Exercise objective: Leave the pictures out, and retype all of the material exactly as written.

--- Start of Information provided ---

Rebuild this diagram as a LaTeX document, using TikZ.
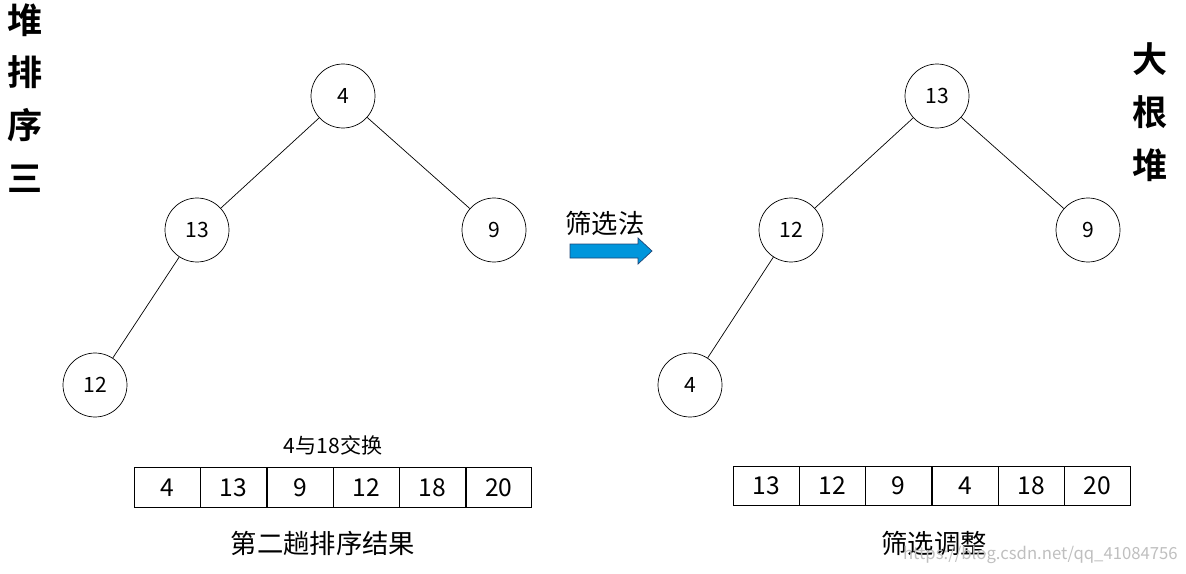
\documentclass[tikz,border=0pt]{standalone}
\usepackage{fontspec}
\setmainfont{Noto Sans CJK SC}
\newfontfamily\cjkb{Noto Sans CJK SC}[BoldFont=* Bold]
\begin{document}
\begin{tikzpicture}[x=0.02cm,y=-0.02cm,
  nd/.style={circle,draw,minimum size=1.28cm,inner sep=0pt,font=\fontsize{12}{12}\selectfont},
  cell/.style={draw,minimum width=1.32cm,minimum height=0.8cm,inner sep=0pt,anchor=north west,font=\fontsize{14}{14}\selectfont},
  lbl/.style={font=\fontsize{15}{15}\selectfont},
  big/.style={font=\fontsize{20}{20}\selectfont\bfseries,align=center}]
\useasboundingbox (0,0) rectangle (1186,574);
% left tree
\node[nd] (a1) at (343,96) {4};
\node[nd] (a2) at (197,230) {13};
\node[nd] (a3) at (494,230) {9};
\node[nd] (a4) at (95,385) {12};
\draw (a1)--(a2) (a1)--(a3) (a2)--(a4);
% right tree
\node[nd] (b1) at (937,96) {13};
\node[nd] (b2) at (791,230) {12};
\node[nd] (b3) at (1088,230) {9};
\node[nd] (b4) at (690,385) {4};
\draw (b1)--(b2) (b1)--(b3) (b2)--(b4);
% arrays
\foreach \v [count=\i from 0] in {4,13,9,12,18,20}
  \node[cell] (l\i) at (134+66.3*\i,467) {\v};
\foreach \v [count=\i from 0] in {13,12,9,4,18,20}
  \node[cell,minimum height=0.78cm] (r\i) at (733+66.2*\i,466) {\v};
\node[font=\fontsize{12}{12}\selectfont] (t1) at (333,445) {4与18交换};
\node[lbl] (t2) at (323,543) {第二趟排序结果};
\node[lbl] (t3) at (934,543) {筛选调整};
% arrow
\node[lbl] (t4) at (605,223) {筛选法};
\draw[fill={rgb,255:red,0;green,150;blue,220},draw={rgb,255:red,30;green,70;blue,120}]
  (570,244)--(638,244)--(638,238)--(652,251)--(638,264)--(638,258)--(570,258)--cycle;
% side titles
\node[big] (s1) at (25,98) {\cjkb 堆\\[10pt]\cjkb 排\\[10pt]\cjkb 序\\[10pt]\cjkb 三};
\node[big] (s2) at (1150,112) {\cjkb 大\\[10pt]\cjkb 根\\[10pt]\cjkb 堆};
\node[text=black!25,font=\fontsize{9.5}{9.5}\selectfont,anchor=east,inner sep=0pt] (wm) at (1178,555) {https://blog.csdn.net/qq\_41084756};
\end{tikzpicture}
\end{document}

--- End of Information provided ---

Exercise response:
Rebuild this diagram as a LaTeX document, using TikZ.
\documentclass[tikz,border=0pt]{standalone}
\usepackage{fontspec}
\setmainfont{Noto Sans CJK SC}
\newfontfamily\cjkb{Noto Sans CJK SC}[BoldFont=* Bold]
\begin{document}
\begin{tikzpicture}[x=0.02cm,y=-0.02cm,
  nd/.style={circle,draw,minimum size=1.28cm,inner sep=0pt,font=\fontsize{12}{12}\selectfont},
  cell/.style={draw,minimum width=1.32cm,minimum height=0.8cm,inner sep=0pt,anchor=north west,font=\fontsize{14}{14}\selectfont},
  lbl/.style={font=\fontsize{15}{15}\selectfont},
  big/.style={font=\fontsize{20}{20}\selectfont\bfseries,align=center}]
\useasboundingbox (0,0) rectangle (1186,574);
% left tree
\node[nd] (a1) at (343,96) {4};
\node[nd] (a2) at (197,230) {13};
\node[nd] (a3) at (494,230) {9};
\node[nd] (a4) at (95,385) {12};
\draw (a1)--(a2) (a1)--(a3) (a2)--(a4);
% right tree
\node[nd] (b1) at (937,96) {13};
\node[nd] (b2) at (791,230) {12};
\node[nd] (b3) at (1088,230) {9};
\node[nd] (b4) at (690,385) {4};
\draw (b1)--(b2) (b1)--(b3) (b2)--(b4);
% arrays
\foreach \v [count=\i from 0] in {4,13,9,12,18,20}
  \node[cell] (l\i) at (134+66.3*\i,467) {\v};
\foreach \v [count=\i from 0] in {13,12,9,4,18,20}
  \node[cell,minimum height=0.78cm] (r\i) at (733+66.2*\i,466) {\v};
\node[font=\fontsize{12}{12}\selectfont] (t1) at (333,445) {4与18交换};
\node[lbl] (t2) at (323,543) {第二趟排序结果};
\node[lbl] (t3) at (934,543) {筛选调整};
% arrow
\node[lbl] (t4) at (605,223) {筛选法};
\draw[fill={rgb,255:red,0;green,150;blue,220},draw={rgb,255:red,30;green,70;blue,120}]
  (570,244)--(638,244)--(638,238)--(652,251)--(638,264)--(638,258)--(570,258)--cycle;
% side titles
\node[big] (s1) at (25,98) {\cjkb 堆\\[10pt]\cjkb 排\\[10pt]\cjkb 序\\[10pt]\cjkb 三};
\node[big] (s2) at (1150,112) {\cjkb 大\\[10pt]\cjkb 根\\[10pt]\cjkb 堆};
\node[text=black!25,font=\fontsize{9.5}{9.5}\selectfont,anchor=east,inner sep=0pt] (wm) at (1178,555) {https://blog.csdn.net/qq\_41084756};
\end{tikzpicture}
\end{document}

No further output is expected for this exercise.